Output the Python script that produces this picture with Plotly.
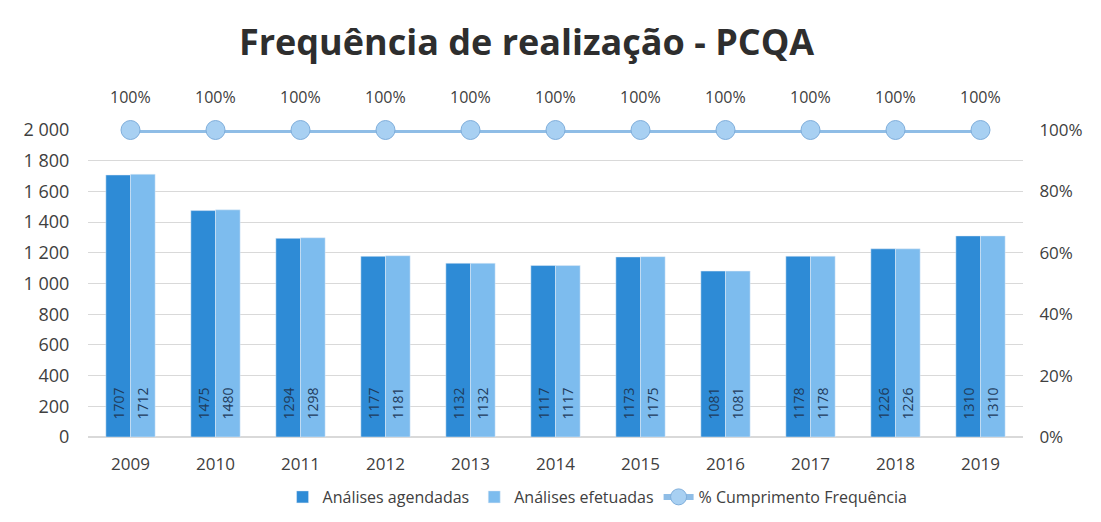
import plotly.graph_objects as go

years = [2009, 2010, 2011, 2012, 2013, 2014, 2015, 2016, 2017, 2018, 2019]
agendadas = [1707, 1475, 1294, 1177, 1132, 1117, 1173, 1081, 1178, 1226, 1310]
efetuadas = [1712, 1480, 1298, 1181, 1132, 1117, 1175, 1081, 1178, 1226, 1310]
cumprimento = [1.0, 1.0, 1.0, 1.0, 1.0, 1.0, 1.0, 1.0, 1.0, 1.0, 1.0]
left_ticks = [0, 200, 400, 600, 800, 1000, 1200, 1400, 1600, 1800, 2000]
left_tick_labels = ["0", "200", "400", "600", "800", "1 000", "1 200", "1 400", "1 600", "1 800", "2 000"]

font_fam = "Open Sans, Noto Sans, sans-serif"
txt_col = "#404040"
pad = "\u00a0" * 4

fig = go.Figure()
fig.add_trace(go.Bar(
    x=years, y=agendadas, name="Análises agendadas",
    marker=dict(color="#2E8BD6"),
    text=[pad + str(v) for v in agendadas], textangle=-90, textposition="inside",
    insidetextanchor="start", textfont=dict(size=15, color="#1F3B5C"),
))
fig.add_trace(go.Bar(
    x=years, y=efetuadas, name="Análises efetuadas",
    marker=dict(color="#7DBCEE"),
    text=[pad + str(v) for v in efetuadas], textangle=-90, textposition="inside",
    insidetextanchor="start", textfont=dict(size=15, color="#1F3B5C"),
))
fig.add_trace(go.Scatter(
    x=years, y=cumprimento, name="% Cumprimento Frequência", yaxis="y2",
    mode="lines+markers",
    line=dict(color="#8FBDE6", width=6),
    marker=dict(size=19, color="#A8D0F2", line=dict(color="#7FAEDB", width=1)),
    cliponaxis=False,
))

for yr, v in zip(years, cumprimento):
    fig.add_annotation(x=yr, y=v, xref="x", yref="y2", text=f"{v*100:.0f}%", showarrow=False,
                       yshift=33, font=dict(size=16, color=txt_col, family=font_fam))

fig.update_layout(
    width=1101, height=522,
    margin=dict(l=80, r=86, t=122, b=93),
    paper_bgcolor="white", plot_bgcolor="white",
    title=dict(text="<b>Frequência de realização - PCQA</b>", x=0.471, xanchor="center",
               y=0.935, yanchor="middle",
               font=dict(size=36, color="#2e2e2e", family=font_fam)),
    barmode="group", bargap=0.42, bargroupgap=0,
    font=dict(family=font_fam, color=txt_col, size=16),
    xaxis=dict(type="linear", range=[2008.5, 2019.5], tickmode="linear", tick0=2009, dtick=1,
               showgrid=False, showline=False, zeroline=False, ticks="outside",
               ticklen=12, tickcolor="rgba(0,0,0,0)",
               tickfont=dict(size=17, color=txt_col)),
    yaxis=dict(range=[0, 2000], tickmode="array", tickvals=left_ticks, ticktext=left_tick_labels,
               showgrid=True, gridcolor="#D9D9D9", gridwidth=1, zeroline=True, zerolinecolor="#D9D9D9",
               ticks="outside", ticklen=14, tickcolor="rgba(0,0,0,0)",
               tickfont=dict(size=18, color=txt_col)),
    yaxis2=dict(range=[0, 1], dtick=0.2, tickformat=".0%", overlaying="y", side="right",
                showgrid=False, zeroline=False, tickfont=dict(size=17, color=txt_col),
                ticks="outside", ticklen=12, tickcolor="rgba(0,0,0,0)"),
    legend=dict(orientation="h", x=0.545, xanchor="center", y=-0.14, yanchor="top",
                font=dict(size=16, color=txt_col), traceorder="normal"),
    showlegend=True,
)

fig.write_html("out.html")
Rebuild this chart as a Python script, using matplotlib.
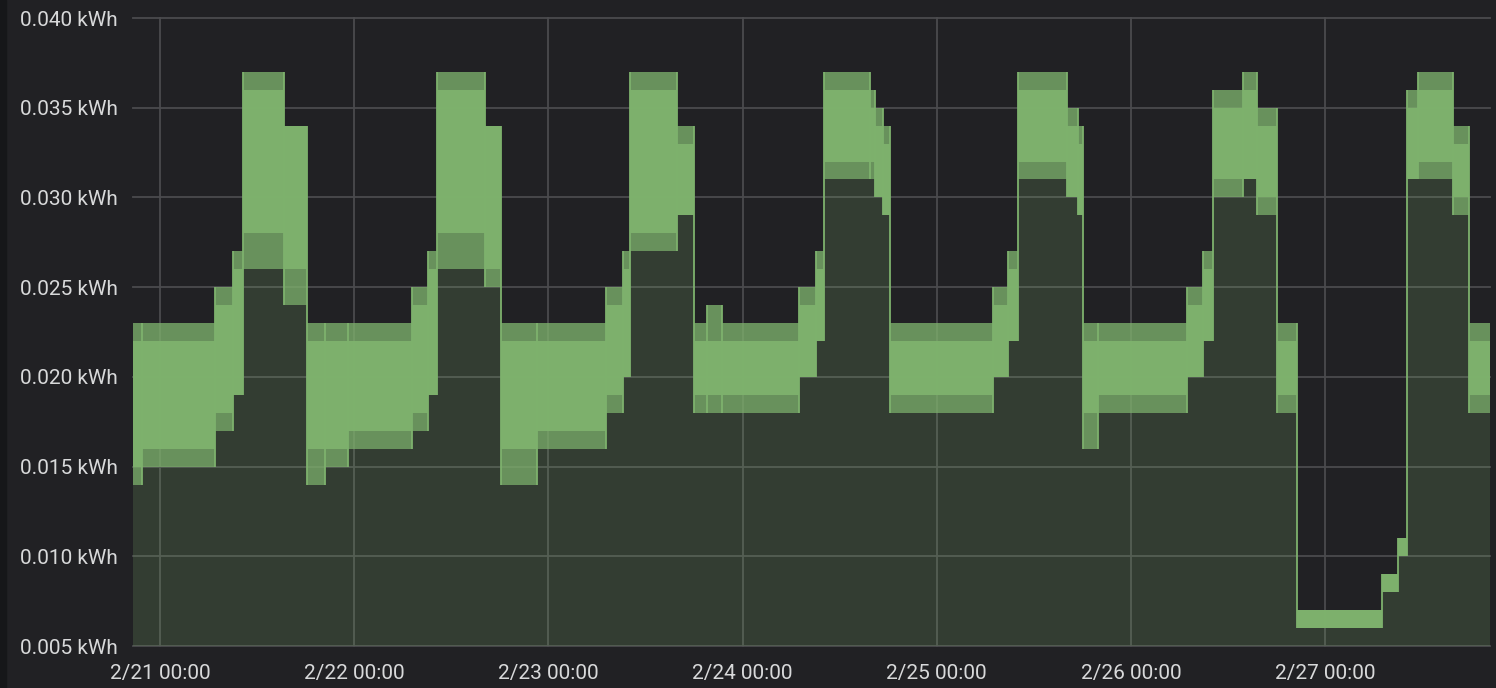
import matplotlib
matplotlib.use("Agg")
import matplotlib.pyplot as plt
import numpy as np
from matplotlib.patches import Rectangle

# ---- data (hours since 2/21 00:00, kWh) ----
# segment boundaries; last entry is end of data
seg_t = [-3.34, -2.26, 6.80, 9.02, 10.22, 15.32, 18.17, 20.39, 23.23, 31.14,
         33.12, 34.23, 40.17, 42.11, 46.59, 55.12, 57.22, 58.08, 63.89, 65.99,
         67.60, 69.45, 78.97, 81.07, 82.06, 87.75, 88.36, 89.35, 90.22, 102.95,
         104.80, 106.04, 112.09, 113.45, 114.07, 115.92, 126.92, 128.90, 130.13, 133.84,
         135.57, 138.04, 140.52, 151.02, 153.00, 154.11, 155.47, 159.79, 161.77, 164.37]
# peak value reached in each segment
seg_max = [.023, .023, .025, .027, .037, .034, .023, .023, .023, .025,
           .027, .037, .034, .023, .023, .025, .027, .037, .034, .023,
           .024, .023, .025, .027, .037, .036, .035, .034, .023, .025,
           .027, .037, .035, .034, .023, .023, .025, .027, .036, .037,
           .035, .023, .007, .009, .011, .036, .037, .034, .023]
# upper edge of the dense band
seg_top = [.022, .022, .024, .026, .036, .034, .022, .022, .022, .024,
           .026, .036, .034, .022, .022, .024, .026, .036, .033, .022,
           .022, .022, .024, .026, .036, .035, .034, .033, .022, .024,
           .026, .036, .034, .033, .022, .022, .024, .026, .035, .036,
           .034, .022, .007, .009, .011, .035, .036, .033, .022]
# lower edge of the dense band
seg_low = [.015, .016, .018, .019, .028, .026, .016, .016, .017, .018,
           .019, .028, .026, .016, .017, .019, .020, .028, .029, .019,
           .019, .019, .020, .022, .032, .032, .030, .029, .019, .020,
           .022, .032, .030, .029, .018, .019, .020, .022, .031, .031,
           .030, .019, .006, .008, .010, .031, .032, .030, .019]
# lowest value reached in each segment
seg_min = [.014, .015, .017, .019, .026, .024, .014, .015, .016, .017,
           .019, .026, .025, .014, .016, .018, .020, .027, .029, .018,
           .018, .018, .020, .022, .031, .031, .030, .029, .018, .020,
           .022, .031, .030, .029, .016, .018, .020, .022, .030, .031,
           .029, .018, .006, .008, .010, .031, .031, .029, .018]

x_ticks = [0, 24, 48, 72, 96, 120, 144]
x_labels = ["2/21 00:00", "2/22 00:00", "2/23 00:00", "2/24 00:00",
            "2/25 00:00", "2/26 00:00", "2/27 00:00"]
y_ticks = [0.005, 0.010, 0.015, 0.020, 0.025, 0.030, 0.035, 0.040]
y_labels = [f"{v:.3f} kWh" for v in y_ticks]

# ---- style ----
BG = "#212124"
GREEN = "#7EB26D"
GRID = "#4b4b4e"
TXT = "#d8d9da"

plt.rcParams["font.family"] = ["Roboto", "DejaVu Sans"]

fig = plt.figure(figsize=(14.96, 6.88), dpi=100, facecolor=BG)
fig.patches.append(Rectangle((0, 0), 6 / 1496, 1, transform=fig.transFigure,
                             color="#161719", zorder=0))
ax = fig.add_axes([133 / 1496, 1 - 646 / 688, (1490 - 133) / 1496, (646 - 18) / 688])
ax.set_facecolor(BG)

t = np.array(seg_t)
def st(v):
    v = np.asarray(v, dtype=float)
    return np.append(v, v[-1])

hi, top, lo, mn = (np.array(seg_max), np.array(seg_top),
                   np.array(seg_low), np.array(seg_min))

ymin, ymax = 0.005, 0.040
# area fill under the series
ax.fill_between(t, ymin, st(hi), step="post", color=GREEN, alpha=0.2, lw=0, zorder=2)
# sparse oscillation range
ax.fill_between(t, st(mn), st(hi), step="post", color=GREEN, alpha=0.72, lw=0, zorder=3)
# dense oscillation band
ax.fill_between(t, st(lo), st(top), step="post", color=GREEN, alpha=0.97, lw=0, zorder=4)
# line jumps between segments
ax.vlines(t[1:-1], np.minimum(mn[:-1], mn[1:]), np.maximum(hi[:-1], hi[1:]),
          color=GREEN, lw=1.3, zorder=5)

ax.set_xlim(t[0], t[-1])
ax.set_ylim(ymin, ymax)

# grid
for yv in y_ticks:
    ax.plot([t[0], t[-1]], [yv, yv], color=GRID, lw=1.3, zorder=1, clip_on=False)
for xv in x_ticks:
    ax.plot([xv, xv], [ymin, ymax], color=GRID, lw=1.3, zorder=1, clip_on=False)

for s in ax.spines.values():
    s.set_visible(False)

ax.set_xticks(x_ticks)
ax.set_xticklabels(x_labels)
ax.set_yticks(y_ticks)
ax.set_yticklabels(y_labels)
ax.tick_params(axis="both", length=0, colors=TXT, labelsize=15)
ax.tick_params(axis="y", pad=11)
ax.tick_params(axis="x", pad=13)

fig.savefig("out.png", dpi=100, facecolor=BG)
◇ ◇ ◇
**EXERCISE DETAILS:** Only the lines starting at the line with "Rebuild this chart" and ending at the line with "from matplotlib.patches import Rectangle" should be printed again, exactly and with both ends kept; omit the pictures.

**WORKED ANSWER:**
Rebuild this chart as a Python script, using matplotlib.
import matplotlib
matplotlib.use("Agg")
import matplotlib.pyplot as plt
import numpy as np
from matplotlib.patches import Rectangle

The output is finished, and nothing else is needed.